The adoption of VoIP as a viable business tool is being hindered by the slow rollout of broadband, according to senior executives in two Irish companies providing VoIP services.

VoIP technology has the potential to facilitate worker mobility and effective telecommuting but these benefits are dependent on a suitable broadband structure with sufficient bandwidth to carry it, they claim.

“In Ireland VoIP is really only available to the corporate customer because they’re the only ones who can afford the bandwidth or the dedicated lines to use it. The SME is at a serious disadvantage because of the cost of broadband, the scarcity of broadband and the quality of broadband,” Feargal Brady, CEO of Blueface, told siliconrepublic.com.

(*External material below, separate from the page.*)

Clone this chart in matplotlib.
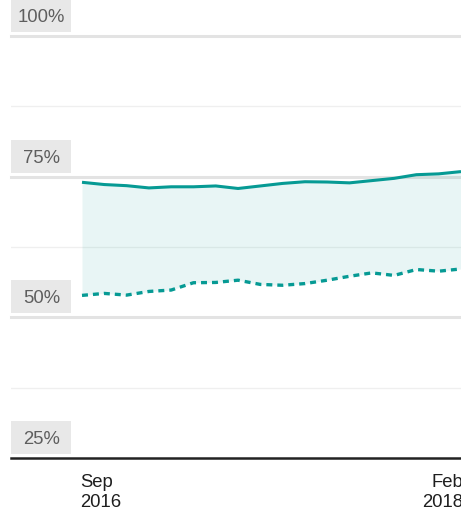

“It’s the beginning of a catastrophe,” he added. “You need a leased line of some sort or you won’t be able to use it.” He added that trying to get bandwidth in Ireland is “like trying to get water in the desert” and that this presented a major obstacle to Ireland’s competitiveness.

“The problem with Ireland is the rollout of broadband has been rather slow,” said Michael Maher, chief operations officer of VoIP Ireland. Consequently, he added, there’s not a lot of awareness of VoIP because a lot of people can’t have it.

Maher said broadband rollout would be speeded up if competitors were given access to exchanges from Eircom. “The whole issue of local loop unbundling and the availability for other providers to go into the exchanges and put their DSLN equipment into the exchanges — that would speed up broadband rollout.

“Looking at what Eircom are actually doing with their assets I would say they’re sweating the assets and trying to get the maximum return out of their investment. They’re doing that by being a bit stubborn about letting the competition in.

“Hindsight is a great thing,” he continued. “Anybody coming into the Irish market now would ask themselves: ‘Why did the Government sell the crown jewels, namely the infrastructure, when most other countries have, under deregulation, held onto the wires in the ground and just sold the customer base. These countries have allowed competition to take place between companies in their efforts to acquire customers and they then charge them a fee for using the infrastructure. [A similar system in Ireland] would have allowed us to maintain and upgrade the infrastructure and we wouldn’t have this problem with the slowness in the rollout of broadband.

“There’s all sorts of different vested interests ensuring the rollout of broadband is slowed down from an Irish perspective at the moment,” he claimed.